> STATED TASK: Retype each line exactly. Skip images.

> STORED DATA:
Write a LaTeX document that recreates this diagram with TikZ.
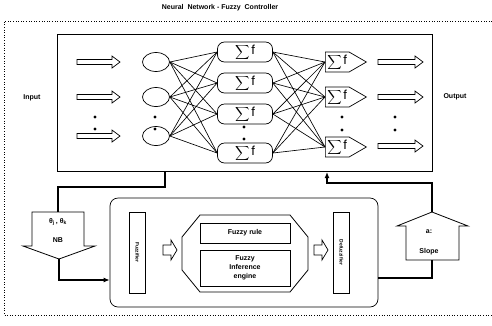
\documentclass[tikz,border=0pt]{standalone}
\usepackage{fontspec}
\setmainfont{Liberation Sans}
\usetikzlibrary{shapes.geometric,shapes.symbols,arrows.meta,calc}
\newcommand{\hollowarr}[6]{% x1, x2, y, half shaft, half head, head length
  \draw[hollow] (#1,#3-#4) -- (#2-#6,#3-#4) -- (#2-#6,#3-#5) -- (#2,#3) -- (#2-#6,#3+#5) -- (#2-#6,#3+#4) -- (#1,#3+#4) -- cycle;}
\newcommand{\sigf}{$\displaystyle\sum$\,{\fontsize{13}{13}\selectfont f}}
\begin{document}
\begin{tikzpicture}[x=1pt,y=-1pt,
  lbl/.style={font=\fontsize{7}{9}\selectfont\bfseries},
  small/.style={font=\fontsize{5}{5}\selectfont\bfseries},
  sig/.style={font=\fontsize{10}{12}\selectfont},
  inode/.style={draw,ellipse,line width=0.7pt,minimum width=27pt,minimum height=19pt,inner sep=0pt},
  hnode/.style={draw,line width=0.7pt,rounded corners=7pt,minimum width=55pt,minimum height=20pt,inner sep=0pt,sig},
  onode/.style={draw,line width=0.7pt,signal,signal to=east,signal pointer angle=60,minimum height=20pt,inner xsep=2pt,inner ysep=0pt,sig},
  wire/.style={line width=0.65pt},
  hollow/.style={line width=0.7pt},
  conn/.style={line width=1.5pt},
  dotm/.style={circle,fill,inner sep=0pt,minimum size=3.2pt},
  box/.style={draw,line width=0.7pt,inner sep=0pt},
]
\useasboundingbox (0,0) rectangle (492,325);

% title and outer dotted frame
\node[lbl] (title) at (220,8) {Neural\ \ Network - Fuzzy\ \ Controller};
\draw[dotted,line width=0.6pt] (492,21) -- (4,21) -- (4,315) -- (492,315);

% neural network box
\node[draw,line width=1pt,minimum width=375pt,minimum height=137pt,inner sep=0pt,anchor=north west] (nn) at (57,34) {};
\node[lbl] (inp) at (32,98) {Input};
\node[lbl] (outp) at (455,97) {Output};

% input arrows
\hollowarr{77}{120}{62}{2.5}{6}{8}
\hollowarr{77}{120}{97}{2.5}{6}{8}
\hollowarr{77}{120}{136}{2.5}{6}{8}
\node[dotm] (d1) at (95,117) {};
\node[dotm] (d2) at (95,129) {};

% input layer
\node[inode] (i1) at (156,62) {};
\node[inode] (i2) at (156,97) {};
\node[inode] (i3) at (156,136) {};
\node[dotm] (d3) at (155,117) {};
\node[dotm] (d4) at (155,129) {};

% hidden layer
\node[hnode] (h1) at (245,52) {\sigf};
\node[hnode] (h2) at (245,83) {\sigf};
\node[hnode] (h3) at (245,114) {\sigf};
\node[hnode] (h4) at (245,153) {\sigf};
\node[dotm] (d5) at (244,127) {};
\node[dotm] (d6) at (244,139) {};

% output layer
\node[onode,anchor=west] (o1) at (325,62) {\sigf};
\node[onode,anchor=west] (o2) at (325,97) {\sigf};
\node[onode,anchor=west] (o3) at (325,147) {\sigf};
\node[dotm] (d7) at (342,117) {};
\node[dotm] (d8) at (342,130) {};

% output arrows
\hollowarr{378}{423}{62}{2.5}{6}{8}
\hollowarr{378}{423}{97}{2.5}{6}{8}
\hollowarr{378}{423}{146}{2.5}{6}{8}
\node[dotm] (d9) at (395,117) {};
\node[dotm] (d10) at (395,130) {};

% connections
\foreach \a in {i1,i2,i3} \foreach \b in {h1,h2,h3,h4} \draw[wire] (\a.east) -- (\b.west);
\foreach \a in {h1,h2,h3,h4} \foreach \b in {o1,o2,o3} \draw[wire] (\a.east) -- (\b.west);

% NB arrow (down)
\draw[line width=0.8pt] (32,212) -- (84,212) -- (84,246) -- (95,246) -- (59,259) -- (23,246) -- (32,246) -- cycle;
\coordinate (nbtop) at (58,212);
\coordinate (nbtip) at (59,259);
\node[lbl] (theta) at (58,222) {θ\textsubscript{j}\,,\ θ\textsubscript{k}};
\node[lbl] (nb) at (58,240) {NB};

% slope arrow (up)
\draw[line width=0.8pt] (406,260) -- (406,226) -- (397,226) -- (432,212) -- (468,226) -- (459,226) -- (459,260) -- cycle;
\coordinate (sltip) at (432,212);
\coordinate (slbot) at (432,260);
\node[lbl] (alpha) at (429,232) {a:};
\node[lbl] (slope) at (429,252) {Slope};

% inner fuzzy box
\node[draw,line width=0.7pt,rounded corners=8pt,minimum width=268pt,minimum height=109pt,inner sep=0pt] (inner) at (244,252.5) {};
\node[box,minimum width=16pt,minimum height=81pt] (fz) at (137.5,252.5) {};
\node[small,rotate=-90] (fzt) at (fz) {Fuzzifier};
\node[box,minimum width=16pt,minimum height=81pt] (dfz) at (341.5,252.5) {};
\node[small,rotate=-90] (dfzt) at (dfz) {Defuzzifier};
\hollowarr{163}{177}{250}{5}{10}{6}
\hollowarr{314}{328}{250}{5}{10}{6}
\draw[line width=0.8pt] (182,237) -- (200,215) -- (290,215) -- (308,237) -- (308,270) -- (290,292) -- (200,292) -- (182,270) -- cycle;
\node[box,minimum width=90pt,minimum height=20pt,lbl] (fr) at (245,233) {Fuzzy rule};
\node[box,minimum width=90pt,minimum height=36pt,lbl,align=center] (fie) at (245,268) {Fuzzy\\Inference\\engine};

% thick connectors
\draw[conn] ([xshift=108pt]nn.south west) |- (58,187) -- (nbtop);
\draw[conn,-{Latex[length=6pt,width=5pt]}] (nbtip) |- ([yshift=-27.5pt]inner.west);
\draw[conn] ([yshift=-25.5pt]inner.east) -| (slbot);
\draw[conn,-{Latex[length=6pt,width=5pt]}] (sltip) -- ++(0,-29) -| ([xshift=-106pt]nn.south east);
\end{tikzpicture}
\end{document}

> REPLY:
Write a LaTeX document that recreates this diagram with TikZ.
\documentclass[tikz,border=0pt]{standalone}
\usepackage{fontspec}
\setmainfont{Liberation Sans}
\usetikzlibrary{shapes.geometric,shapes.symbols,arrows.meta,calc}
\newcommand{\hollowarr}[6]{% x1, x2, y, half shaft, half head, head length
  \draw[hollow] (#1,#3-#4) -- (#2-#6,#3-#4) -- (#2-#6,#3-#5) -- (#2,#3) -- (#2-#6,#3+#5) -- (#2-#6,#3+#4) -- (#1,#3+#4) -- cycle;}
\newcommand{\sigf}{$\displaystyle\sum$\,{\fontsize{13}{13}\selectfont f}}
\begin{document}
\begin{tikzpicture}[x=1pt,y=-1pt,
  lbl/.style={font=\fontsize{7}{9}\selectfont\bfseries},
  small/.style={font=\fontsize{5}{5}\selectfont\bfseries},
  sig/.style={font=\fontsize{10}{12}\selectfont},
  inode/.style={draw,ellipse,line width=0.7pt,minimum width=27pt,minimum height=19pt,inner sep=0pt},
  hnode/.style={draw,line width=0.7pt,rounded corners=7pt,minimum width=55pt,minimum height=20pt,inner sep=0pt,sig},
  onode/.style={draw,line width=0.7pt,signal,signal to=east,signal pointer angle=60,minimum height=20pt,inner xsep=2pt,inner ysep=0pt,sig},
  wire/.style={line width=0.65pt},
  hollow/.style={line width=0.7pt},
  conn/.style={line width=1.5pt},
  dotm/.style={circle,fill,inner sep=0pt,minimum size=3.2pt},
  box/.style={draw,line width=0.7pt,inner sep=0pt},
]
\useasboundingbox (0,0) rectangle (492,325);

% title and outer dotted frame
\node[lbl] (title) at (220,8) {Neural\ \ Network - Fuzzy\ \ Controller};
\draw[dotted,line width=0.6pt] (492,21) -- (4,21) -- (4,315) -- (492,315);

% neural network box
\node[draw,line width=1pt,minimum width=375pt,minimum height=137pt,inner sep=0pt,anchor=north west] (nn) at (57,34) {};
\node[lbl] (inp) at (32,98) {Input};
\node[lbl] (outp) at (455,97) {Output};

% input arrows
\hollowarr{77}{120}{62}{2.5}{6}{8}
\hollowarr{77}{120}{97}{2.5}{6}{8}
\hollowarr{77}{120}{136}{2.5}{6}{8}
\node[dotm] (d1) at (95,117) {};
\node[dotm] (d2) at (95,129) {};

% input layer
\node[inode] (i1) at (156,62) {};
\node[inode] (i2) at (156,97) {};
\node[inode] (i3) at (156,136) {};
\node[dotm] (d3) at (155,117) {};
\node[dotm] (d4) at (155,129) {};

% hidden layer
\node[hnode] (h1) at (245,52) {\sigf};
\node[hnode] (h2) at (245,83) {\sigf};
\node[hnode] (h3) at (245,114) {\sigf};
\node[hnode] (h4) at (245,153) {\sigf};
\node[dotm] (d5) at (244,127) {};
\node[dotm] (d6) at (244,139) {};

% output layer
\node[onode,anchor=west] (o1) at (325,62) {\sigf};
\node[onode,anchor=west] (o2) at (325,97) {\sigf};
\node[onode,anchor=west] (o3) at (325,147) {\sigf};
\node[dotm] (d7) at (342,117) {};
\node[dotm] (d8) at (342,130) {};

% output arrows
\hollowarr{378}{423}{62}{2.5}{6}{8}
\hollowarr{378}{423}{97}{2.5}{6}{8}
\hollowarr{378}{423}{146}{2.5}{6}{8}
\node[dotm] (d9) at (395,117) {};
\node[dotm] (d10) at (395,130) {};

% connections
\foreach \a in {i1,i2,i3} \foreach \b in {h1,h2,h3,h4} \draw[wire] (\a.east) -- (\b.west);
\foreach \a in {h1,h2,h3,h4} \foreach \b in {o1,o2,o3} \draw[wire] (\a.east) -- (\b.west);

% NB arrow (down)
\draw[line width=0.8pt] (32,212) -- (84,212) -- (84,246) -- (95,246) -- (59,259) -- (23,246) -- (32,246) -- cycle;
\coordinate (nbtop) at (58,212);
\coordinate (nbtip) at (59,259);
\node[lbl] (theta) at (58,222) {θ\textsubscript{j}\,,\ θ\textsubscript{k}};
\node[lbl] (nb) at (58,240) {NB};

% slope arrow (up)
\draw[line width=0.8pt] (406,260) -- (406,226) -- (397,226) -- (432,212) -- (468,226) -- (459,226) -- (459,260) -- cycle;
\coordinate (sltip) at (432,212);
\coordinate (slbot) at (432,260);
\node[lbl] (alpha) at (429,232) {a:};
\node[lbl] (slope) at (429,252) {Slope};

% inner fuzzy box
\node[draw,line width=0.7pt,rounded corners=8pt,minimum width=268pt,minimum height=109pt,inner sep=0pt] (inner) at (244,252.5) {};
\node[box,minimum width=16pt,minimum height=81pt] (fz) at (137.5,252.5) {};
\node[small,rotate=-90] (fzt) at (fz) {Fuzzifier};
\node[box,minimum width=16pt,minimum height=81pt] (dfz) at (341.5,252.5) {};
\node[small,rotate=-90] (dfzt) at (dfz) {Defuzzifier};
\hollowarr{163}{177}{250}{5}{10}{6}
\hollowarr{314}{328}{250}{5}{10}{6}
\draw[line width=0.8pt] (182,237) -- (200,215) -- (290,215) -- (308,237) -- (308,270) -- (290,292) -- (200,292) -- (182,270) -- cycle;
\node[box,minimum width=90pt,minimum height=20pt,lbl] (fr) at (245,233) {Fuzzy rule};
\node[box,minimum width=90pt,minimum height=36pt,lbl,align=center] (fie) at (245,268) {Fuzzy\\Inference\\engine};

% thick connectors
\draw[conn] ([xshift=108pt]nn.south west) |- (58,187) -- (nbtop);
\draw[conn,-{Latex[length=6pt,width=5pt]}] (nbtip) |- ([yshift=-27.5pt]inner.west);
\draw[conn] ([yshift=-25.5pt]inner.east) -| (slbot);
\draw[conn,-{Latex[length=6pt,width=5pt]}] (sltip) -- ++(0,-29) -| ([xshift=-106pt]nn.south east);
\end{tikzpicture}
\end{document}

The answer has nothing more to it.